Animal control agreed that the mountain lion had become dangerous for humans and livestock. They would trap the mountain lion. Would my neighbors who owned 80 acres allow them to hunt the lion on their property where we believed it lived? No, the husband wanted to protect the lion.
Soon after, I went out for the newspaper in the dark as I had safely for 10 years. I froze at the sound of heavy, soft padded feet very practically next to me. The sound turned toward my neighbor’s driveway, bounded through the underbrush, crossed the road, and banged heavily against the metal of the high chain link gate across the road as it jumped and pulled itself, cat-like, over the gate.

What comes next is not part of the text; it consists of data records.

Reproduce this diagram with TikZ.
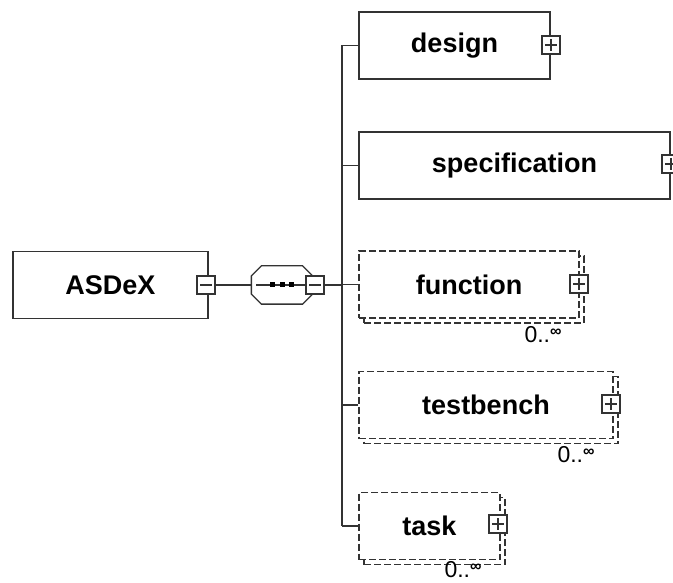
\documentclass[tikz,border=0pt]{standalone}
\usepackage{fontspec}
\setmainfont{Liberation Sans}
\usepackage{tikz}
\usetikzlibrary{shadows}

\tikzset{
  elem/.style={draw=black!80,fill=white,rectangle,inner sep=0pt,minimum height=67pt,
    font=\fontsize{27}{27}\selectfont\bfseries},
  optelem/.style={elem,dash pattern=on 7pt off 3pt,
    general shadow={draw=black!80,dash pattern=on 7pt off 3pt,fill=white,shadow xshift=5pt,shadow yshift=-5pt}},
  minusbox/.style={draw=black!80,fill=white,rectangle,minimum size=18pt,inner sep=0pt,
    path picture={\draw[black!80] ([xshift=3pt]path picture bounding box.west) -- ([xshift=-3pt]path picture bounding box.east);}},
  plusbox/.style={draw=black!80,fill=white,rectangle,minimum size=18pt,inner sep=0pt,
    path picture={\draw[black!80] ([xshift=3pt]path picture bounding box.west) -- ([xshift=-3pt]path picture bounding box.east);
      \draw[black!80] ([yshift=-3pt]path picture bounding box.north) -- ([yshift=3pt]path picture bounding box.south);}},
  occurs/.style={font=\fontsize{23}{23}\selectfont,inner sep=0pt},
  link/.style={draw=black!80,line width=1.3pt}
}

\newcommand{\zeroinf}{0..\raisebox{0.3em}{\fontsize{16}{16}\selectfont\bfseries ∞}}

\begin{document}
\begin{tikzpicture}[x=1pt,y=-1pt,line width=1.3pt]
\useasboundingbox (0,0) rectangle (673,583);

%root element
\node[elem,minimum width=195pt] (asdex) at (110.5,285) {ASDeX};
\node[minusbox] (asdexm) at (206,285) {};

%sequence compositor
\node[rectangle,minimum width=60pt,minimum height=37pt,inner sep=0pt] (seq) at (282,285) {};
\draw[draw=black!80,fill=white] ([xshift=10pt]seq.north west) -- ([xshift=-10pt]seq.north east)
  -- ([yshift=-10pt]seq.north east) -- ([yshift=10pt]seq.south east)
  -- ([xshift=-10pt]seq.south east) -- ([xshift=10pt]seq.south west)
  -- ([yshift=10pt]seq.south west) -- ([yshift=-10pt]seq.north west) -- cycle;
\draw[link] ([xshift=5pt]seq.west) -- ([xshift=-5pt]seq.east);
\foreach \dx in {-10,0,9}
  \fill ([xshift=\dx pt]seq.center) +(-2.5,-2.5) rectangle +(2.5,2.5);
\node[minusbox] (seqm) at (315,285) {};
\draw[link] (asdexm.east) -- (seq.west);

%child elements
\node[elem,minimum width=191pt] (design) at (454.5,45.5) {design};
\node[plusbox] (designp) at (551,45) {};
\node[elem,minimum width=311pt] (spec) at (514.5,165.5) {specification};
\node[plusbox] (specp) at (671,164) {};
\node[optelem,minimum width=220pt] (function) at (469,284.5) {function};
\node[plusbox] (functionp) at (579,284) {};
\node[optelem,minimum width=254pt] (testbench) at (486,405) {testbench};
\node[plusbox] (testbenchp) at (611,404) {};
\node[optelem,minimum width=141pt] (task) at (429.5,526) {task};
\node[plusbox] (taskp) at (498,524) {};

%occurrence labels
\node[occurs] (functiono) at (543,335) {\zeroinf};
\node[occurs] (testbencho) at (576,455) {\zeroinf};
\node[occurs] (tasko) at (463,570) {\zeroinf};

%bus to the children
\coordinate (bus) at (342,285);
\draw[link] (seqm.east) -- (bus);
\draw[link] (bus |- design.west) -- (bus |- task.west);
\foreach \c in {design,spec,function,testbench,task}
  \draw[link] (\c.west) -- (bus |- \c.west);

\end{tikzpicture}
\end{document}
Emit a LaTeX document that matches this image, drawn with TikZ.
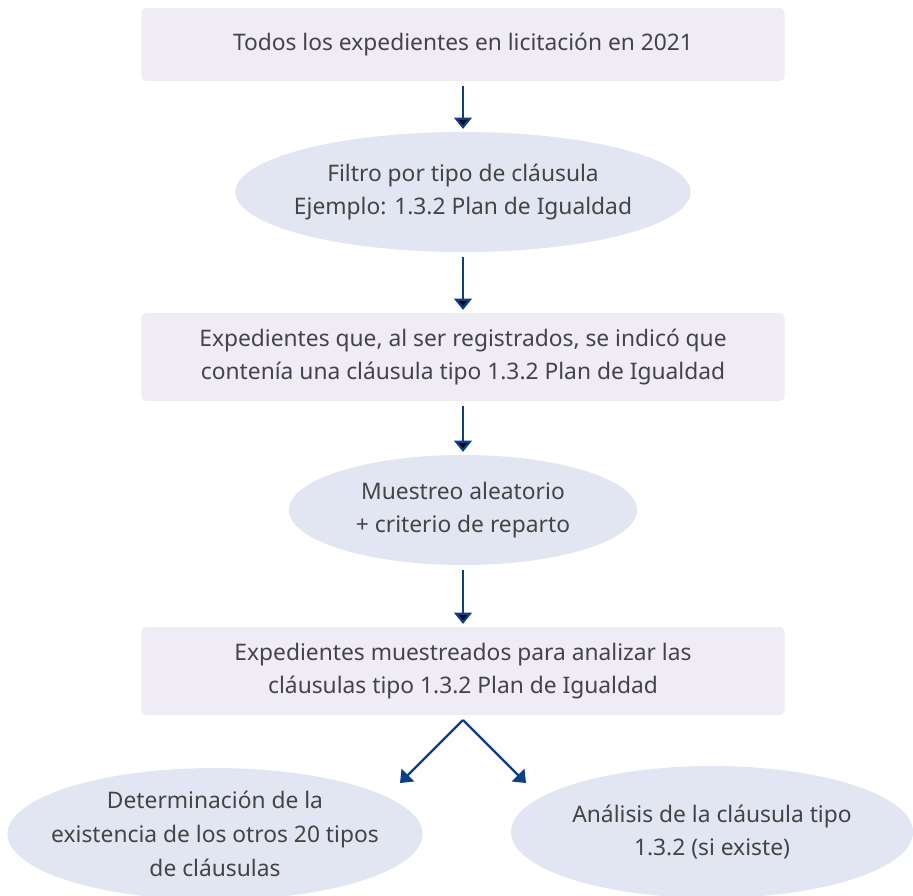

I went out again, but this time with my kids, and we carried trash can lids, pots and pans with metal spoons, starter horns, and whistles. We made as much noise as we could several times a day for weeks. The animal control officer warned that the mountain lion would leave but would probably return later.
It has been over a year. My golden retriever isn’t snarling in the middle of the night, my children aren’t carrying pepper spray, the horses seem calm and the chickens are OK, I think. I am still making sure that both of my dogs are right next to me when I go out for the newspaper in the dark every morning. And I listen for that sound of heavy padded cat feet. Every morning.